Notes
five regular polygons solution

Solution to the Five Regular Polygons Puzzle

Solution by Congruent Triangles and Lengths and Angles in an Equilateral Triangle

In the labelled diagram above, $A G$ is the continuation of $A H$ so that $A G C$ is an equilateral triangle and $E$ is a point on the side of the blue square so that angle $E \hat{C} G$ is $60^\circ$.

Since $A H$ and $A B$ have the same length, as do $A G$ and $A C$, it must be that $H G$ and $B C$ have the same length. Then angle $C \hat{B} H$ is the exterior angle of an equilateral triangle so is $120^\circ$. Therefore, angles $H \hat{C} B$ and $B \hat{H} C$ add up to $180^\circ - 120^\circ = 60^\circ$ as the angles in a triangle add up to $180^\circ$. So also angles $B \hat{H} C$ and $G \hat{H} F$ add up to $180^\circ - 60^\circ - 60^\circ$ as angles at a point on a straight line also add up to $180^\circ$. Hence angles $H \hat{C} B$ and $F \hat{H} F$ are equal. Since $B C$ and $G H$ have the same length, and so do $H C$ and $F H$, it is therefore the case that triangles $F G H$ and $H B C$ are congruent.

This means that angle $H \hat{G} F$ is the same as angle $C \hat{B} H$ which is $120^\circ$, so angles $H \hat{G} F$ and $C \hat{A} G$ add up to $180^\circ$ which means that $G F$ is parallel to $A C$. This means that $G F E$ is a straight line. Since angle $A \hat{G} C$ is $120^\circ - 60^\circ = 60^\circ$, and angle $E \hat{C} G$ is $60^\circ$ by definition of $E$, triangle $G C E$ is equilateral and congruent to triangle $A C G$.

The length of $F D$ is the height of $C$ above $G E$, which is $\frac{\sqrt{3}}{2}$ times the length of $G C$, and this is the length of $A C$. So the length scale factor from the red square to the blue is $\frac{\sqrt{3}}{2}$ and therefore the area scale factor is $\frac{3}{4}$, making the area of the blue square $9$.

Solution by Invariance Principle

The green triangle can vary in size, giving two special configurations.

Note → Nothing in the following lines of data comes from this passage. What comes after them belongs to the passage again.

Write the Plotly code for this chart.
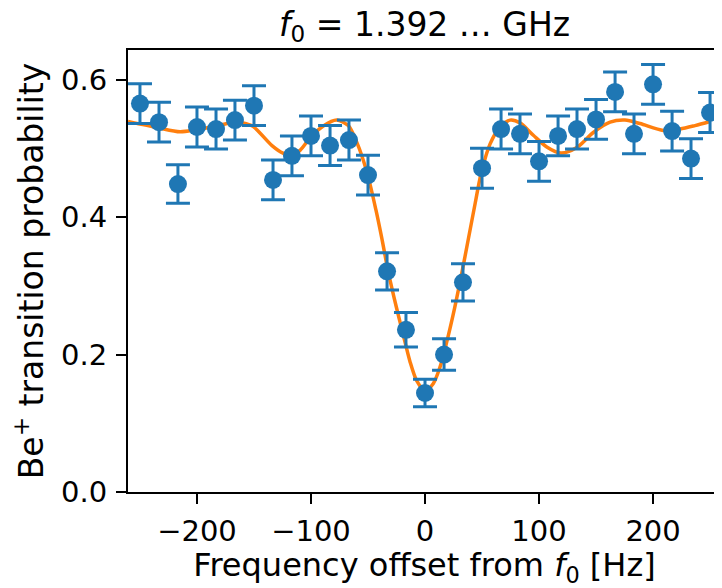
import plotly.graph_objects as go

# Measured data (frequency offset in Hz, transition probability, error)
freq_hz = [-250.0, -233.3, -216.7, -200.0, -183.3, -166.7, -150.0, -133.3, -116.7, -100.0,
           -83.3, -66.7, -50.0, -33.3, -16.7, 0.0, 16.7, 33.3, 50.0, 66.7,
           83.3, 100.0, 116.7, 133.3, 150.0, 166.7, 183.3, 200.0, 216.7, 233.3, 250.0]
prob = [0.565, 0.538, 0.448, 0.531, 0.528, 0.541, 0.562, 0.454, 0.489, 0.518,
        0.504, 0.512, 0.461, 0.321, 0.236, 0.144, 0.200, 0.305, 0.471, 0.528,
        0.521, 0.481, 0.518, 0.528, 0.542, 0.582, 0.521, 0.593, 0.525, 0.485, 0.552]
prob_err = [0.029, 0.029, 0.028, 0.029, 0.029, 0.029, 0.029, 0.029, 0.029, 0.029,
            0.029, 0.029, 0.029, 0.027, 0.025, 0.020, 0.023, 0.027, 0.029, 0.029,
            0.029, 0.029, 0.029, 0.029, 0.029, 0.029, 0.029, 0.029, 0.029, 0.029, 0.029]

# Fit curve
fit_hz = [-260.5, -234.5, -214.9, -200.9, -184.2, -167.8, -159.6, -150.9, -134.2, -124.6,
          -117.5, -109.6, -100.9, -89.5, -77.5, -67.3, -59.9, -50.9, -43.0, -38.0,
          -32.2, -25.0, -19.0, -13.2, -7.3, 0.0, 7.3, 13.2, 19.0, 26.0,
          32.2, 38.0, 44.0, 49.0, 57.0, 65.8, 74.6, 83.3, 95.0, 106.8,
          119.3, 133.1, 147.6, 162.3, 175.4, 188.6, 209.0, 223.7, 236.8, 250.0]
fit_prob = [0.539, 0.530, 0.524, 0.527, 0.532, 0.538, 0.537, 0.532, 0.504, 0.493,
            0.490, 0.497, 0.515, 0.532, 0.541, 0.533, 0.509, 0.465, 0.410, 0.370,
            0.320, 0.268, 0.228, 0.190, 0.162, 0.147, 0.158, 0.182, 0.218, 0.268,
            0.318, 0.368, 0.420, 0.462, 0.506, 0.531, 0.541, 0.537, 0.519, 0.502,
            0.493, 0.501, 0.523, 0.538, 0.541, 0.536, 0.526, 0.528, 0.533, 0.539]

x_ticks = [-200, -100, 0, 100, 200]
y_ticks = [0.0, 0.2, 0.4, 0.6]

BLUE = "#1f77b4"
ORANGE = "#ff7f0e"
FONT = "DejaVu Sans"
TICK_FS = 29

fig = go.Figure()
fig.add_trace(go.Scatter(
    x=fit_hz, y=fit_prob, mode="lines",
    line=dict(color=ORANGE, width=3.5, shape="spline", smoothing=0.8),
    showlegend=False, hoverinfo="skip"))
fig.add_trace(go.Scatter(
    x=freq_hz, y=prob, mode="markers",
    marker=dict(color=BLUE, size=18),
    error_y=dict(type="data", array=prob_err, visible=True,
                 color=BLUE, thickness=3, width=12),
    showlegend=False))

# page body has an 8px margin, so the figure is sized to the visible area
fig.update_layout(
    width=714, height=580,
    margin=dict(l=120, r=1, t=42, b=96, autoexpand=False),
    paper_bgcolor="white", plot_bgcolor="white",
    font=dict(family=FONT, size=TICK_FS, color="black"),
    title=dict(text="<i>f</i><sub>0</sub> = 1.392 … GHz",
               x=0.5, xref="paper", xanchor="center",
               y=1 - 16 / 580, yanchor="middle",
               font=dict(family=FONT, size=33, color="black")),
)
fig.update_xaxes(
    range=[-260.5, 259.6], tickvals=x_ticks,
    ticktext=[("−" + str(abs(v))) if v < 0 else str(v) for v in x_ticks],
    ticks="outside", ticklen=10, tickwidth=2, tickcolor="black",
    ticklabelstandoff=2,
    showline=True, linecolor="black", linewidth=2, mirror=True,
    showgrid=False, zeroline=False, automargin=False,
    title=dict(text="Frequency offset from <i>f</i><sub>0</sub> [Hz]",
               font=dict(family=FONT, size=32), standoff=4),
)
fig.update_yaxes(
    range=[0, 0.643], tickvals=y_ticks, tickformat=".1f",
    ticks="outside", ticklen=10, tickwidth=2, tickcolor="black",
    ticklabelstandoff=3,
    showline=True, linecolor="black", linewidth=2, mirror=True,
    showgrid=False, zeroline=False, automargin=False,
    title=dict(text="Be<sup>+</sup> transition probability",
               font=dict(family=FONT, size=33), standoff=8),
)

fig.write_html("out.html")
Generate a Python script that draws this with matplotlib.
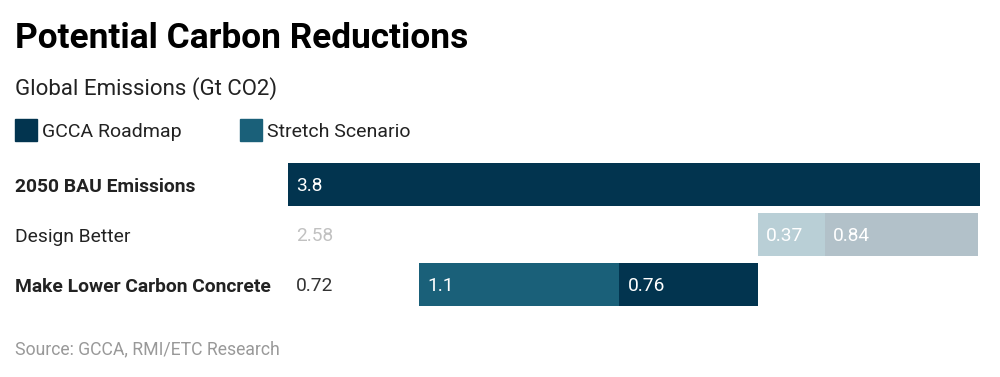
import matplotlib
matplotlib.use("Agg")
import matplotlib.pyplot as plt

plt.rcParams['font.family'] = ['Roboto', 'DejaVu Sans']

# data
categories = ['2050 BAU Emissions', 'Design Better', 'Make Lower Carbon Concrete']
base = [0, 2.58, 0.72]        # invisible offset (waterfall)
stretch = [0, 0.37, 1.1]      # Stretch Scenario
gcca = [3.8, 0.84, 0.76]      # GCCA Roadmap
bold_rows = [True, False, True]
row_alpha = [1.0, 0.3, 1.0]

navy = '#02344f'
teal = '#1a6079'

fig = plt.figure(figsize=(10, 3.77), dpi=100)
ax = fig.add_axes([0.288, 1 - 309 / 377, 0.692, 150 / 377])

y = list(range(len(categories)))
for i in y:
    a = row_alpha[i]
    left = base[i]
    if base[i] > 0:
        ax.annotate(f'{base[i]:g}', xy=(0, i), xytext=(8, -2), textcoords='offset pixels',
                    ha='left', va='center', fontsize=13.8, color='#333333', alpha=a)
    if stretch[i] > 0:
        ax.barh(i, stretch[i], left=left, height=0.86, color=teal, alpha=a, linewidth=0)
        ax.annotate(f'{stretch[i]:g}', xy=(left, i), xytext=(8, -2), textcoords='offset pixels',
                    ha='left', va='center', fontsize=13.8, color='white')
        left += stretch[i]
    if gcca[i] > 0:
        ax.barh(i, gcca[i], left=left, height=0.86, color=navy, alpha=a, linewidth=0)
        ax.annotate(f'{gcca[i]:g}', xy=(left, i), xytext=(8, -2), textcoords='offset pixels',
                    ha='left', va='center', fontsize=13.8, color='white')
    ax.annotate(categories[i], xy=(15 / 1000, i), xycoords=('figure fraction', 'data'),
                xytext=(0, -2.5), textcoords='offset pixels',
                ha='left', va='center', fontsize=13.9, color='#222222',
                fontweight='bold' if bold_rows[i] else 'normal')

ax.set_xlim(0, 3.8)
ax.set_ylim(2.5, -0.5)
ax.axis('off')

fig.text(15 / 1000, 1 - 39 / 377, 'Potential Carbon Reductions', fontsize=25.4,
         fontweight='bold', color='black', va='center', ha='left')
fig.text(15 / 1000, 1 - 89 / 377, 'Global Emissions (Gt CO2)', fontsize=16,
         color='#222222', va='center', ha='left')

# legend
for x0, lab, col in [(15, 'GCCA Roadmap', navy), (240, 'Stretch Scenario', teal)]:
    fig.patches.append(plt.Rectangle((x0 / 1000, 1 - 141 / 377), 22 / 1000, 22 / 377,
                                     transform=fig.transFigure, color=col, figure=fig))
    fig.text((x0 + 27) / 1000, 1 - 132 / 377, lab, fontsize=14, color='#222222',
             va='center', ha='left')

fig.text(15 / 1000, 1 - 349 / 377, 'Source: GCCA, RMI/ETC Research', fontsize=12.7,
         color='#999999', va='center', ha='left')

fig.savefig('out.png', dpi=100)
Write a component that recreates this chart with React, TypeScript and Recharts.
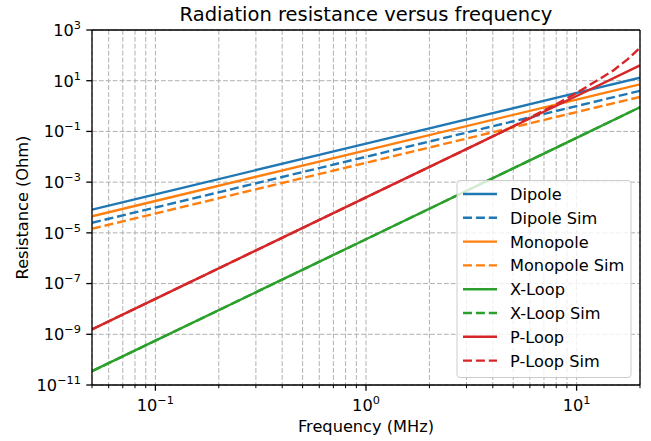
import { CartesianGrid, Line, LineChart, ReferenceLine, XAxis, YAxis } from "recharts"

const FREQ = [0.05, 0.1, 1, 10, 20]
const DIPOLE = [8.25e-5, 3.3e-4, 0.033, 3.3, 13.2]
const DIPOLE_SIM = [2.5e-5, 1.0e-4, 0.01, 1.0, 4.0]
const MONOPOLE = [4.5e-5, 1.8e-4, 0.018, 1.8, 7.2]
const MONOPOLE_SIM = [1.45e-5, 5.8e-5, 0.0058, 0.58, 2.3]
const XLOOP = [3.5e-11, 5.6e-10, 5.6e-6, 0.056, 0.9]
const XLOOP_SIM = [3.5e-11, 5.6e-10, 5.6e-6, 0.056, 0.9]
const PLOOP = [1.56e-9, 2.5e-8, 2.5e-4, 2.5, 40]
const PLOOP_SIM_FREQ = [0.05, 0.1, 1, 3, 5, 7, 8, 10, 12, 15, 17.5, 20]
const PLOOP_SIM = [1.56e-9, 2.5e-8, 2.5e-4, 0.02, 0.16, 0.68, 1.17, 3.3, 8.3, 26, 71, 200]

const X_TICKS = [
  0.05, 0.06, 0.07, 0.08, 0.09, 0.1, 0.2, 0.3, 0.4, 0.5, 0.6, 0.7, 0.8, 0.9,
  1, 2, 3, 4, 5, 6, 7, 8, 9, 10, 20,
]
const Y_TICKS = [1e-11, 1e-9, 1e-7, 1e-5, 1e-3, 1e-1, 1e1, 1e3]

const BLUE = "#1f77b4"
const ORANGE = "#ff7f0e"
const GREEN = "#2ca02c"
const RED = "#d62728"
const DASH = "9 3.9"
const FONT = "DejaVu Sans, sans-serif"
const FS = 16.2
const SUP = 11.3

const SERIES = [
  { name: "Dipole", color: BLUE, dashed: false, freq: FREQ, values: DIPOLE },
  { name: "Dipole Sim", color: BLUE, dashed: true, freq: FREQ, values: DIPOLE_SIM },
  { name: "Monopole", color: ORANGE, dashed: false, freq: FREQ, values: MONOPOLE },
  { name: "Monopole Sim", color: ORANGE, dashed: true, freq: FREQ, values: MONOPOLE_SIM },
  { name: "X-Loop", color: GREEN, dashed: false, freq: FREQ, values: XLOOP },
  { name: "X-Loop Sim", color: GREEN, dashed: true, freq: FREQ, values: XLOOP_SIM },
  { name: "P-Loop", color: RED, dashed: false, freq: FREQ, values: PLOOP },
  { name: "P-Loop Sim", color: RED, dashed: true, freq: PLOOP_SIM_FREQ, values: PLOOP_SIM },
]

function expLabel(v: number) {
  const e = Math.round(Math.log10(v))
  return e < 0 ? `\u2212${-e}` : `${e}`
}

function XTick({ x, y, payload }: any) {
  const v = payload.value
  const major = Math.abs(Math.log10(v) - Math.round(Math.log10(v))) < 1e-6
  return (
    <g>
      <line x1={x} x2={x} y1={y} y2={y + (major ? 5.7 : 3.2)} stroke="#000" strokeWidth={major ? 1.3 : 1} />
      {major && (
        <text x={x} y={y + 26} textAnchor="middle" fontSize={FS} fontFamily={FONT} fill="#000">
          10
          <tspan dy={-7} fontSize={SUP}>
            {expLabel(v)}
          </tspan>
        </text>
      )}
    </g>
  )
}

function YTick({ x, y, payload }: any) {
  return (
    <g>
      <line x1={x - 5.7} x2={x} y1={y} y2={y} stroke="#000" strokeWidth={1.3} />
      <text x={x - 11} y={y + 5.9} textAnchor="end" fontSize={FS} fontFamily={FONT} fill="#000">
        10
        <tspan dy={-7} fontSize={SUP}>
          {expLabel(payload.value)}
        </tspan>
      </text>
    </g>
  )
}

export default function App() {
  return (
    <div style={{ position: "absolute", left: 0, top: 0, width: 651, height: 441, background: "#fff" }}>
      <LineChart width={651} height={441} margin={{ top: 30, right: 11, bottom: 0, left: 0 }}>
        <CartesianGrid stroke="#b0b0b0" strokeDasharray="4.8 2.1" strokeWidth={1} />
        <XAxis
          type="number"
          dataKey="f"
          scale="log"
          domain={[0.05, 20]}
          ticks={X_TICKS}
          interval={0}
          allowDataOverflow
          height={56}
          tickLine={false}
          tickSize={0}
          tickMargin={0}
          tick={<XTick />}
          axisLine={{ stroke: "#000", strokeWidth: 1.3 }}
        />
        <YAxis
          type="number"
          dataKey="r"
          scale="log"
          domain={[1e-11, 1e3]}
          ticks={Y_TICKS}
          interval={0}
          allowDataOverflow
          width={92}
          tickLine={false}
          tickSize={0}
          tickMargin={0}
          tick={<YTick />}
          axisLine={{ stroke: "#000", strokeWidth: 1.3 }}
        />
        {SERIES.map((s) => (
          <Line
            key={s.name}
            name={s.name}
            data={s.freq.map((f, i) => ({ f, r: s.values[i] }))}
            dataKey="r"
            type="linear"
            stroke={s.color}
            strokeWidth={2.4}
            strokeDasharray={s.dashed ? DASH : undefined}
            dot={false}
            activeDot={false}
            isAnimationActive={false}
          />
        ))}
        <ReferenceLine y={1e3} stroke="#000" strokeWidth={1.3} />
        <ReferenceLine x={20} stroke="#000" strokeWidth={1.3} />
      </LineChart>
      <svg
        width={651}
        height={441}
        style={{ position: "absolute", left: 0, top: 0, pointerEvents: "none" }}
        fontFamily={FONT}
      >
        <text x={366} y={20.5} textAnchor="middle" fontSize={19.5} fill="#000">
          Radiation resistance versus frequency
        </text>
        <text x={366} y={432} textAnchor="middle" fontSize={FS} fill="#000">
          Frequency (MHz)
        </text>
        <text
          x={0}
          y={0}
          transform="translate(27.5 207.5) rotate(-90)"
          textAnchor="middle"
          fontSize={FS}
          fill="#000"
        >
          Resistance (Ohm)
        </text>
        <g>
          <rect x={457} y={180.5} width={174} height={197} rx={3} fill="#fff" fillOpacity={0.8} stroke="#cccccc" strokeWidth={1} />
          {SERIES.map((s, i) => {
            const cy = 194 + i * 23.8
            return (
              <g key={s.name}>
                <line
                  x1={463}
                  x2={497}
                  y1={cy}
                  y2={cy}
                  stroke={s.color}
                  strokeWidth={2.4}
                  strokeDasharray={s.dashed ? DASH : undefined}
                />
                <text x={510} y={cy + 5.9} fontSize={FS} fill="#000">
                  {s.name}
                </text>
              </g>
            )
          })}
        </g>
      </svg>
    </div>
  )
}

In this configuration, the purple triangle is perpendicular to the green, meaning that the green triangle with the white space makes half an equilateral triangle. The side length of the purple triangle is therefore $\frac{\sqrt{3}}{2}$ times the side length of the red square, and so the blue square has area $\frac{3}{4}$ that of the red square.

In this configuration, the green triangle has the same side length as the red square, as does the purple triangle. The blue square then has side length the height of the purple triangle, being $\frac{\sqrt{3}}{2}$ times that of the red square. This leads to an area of $9$ as before.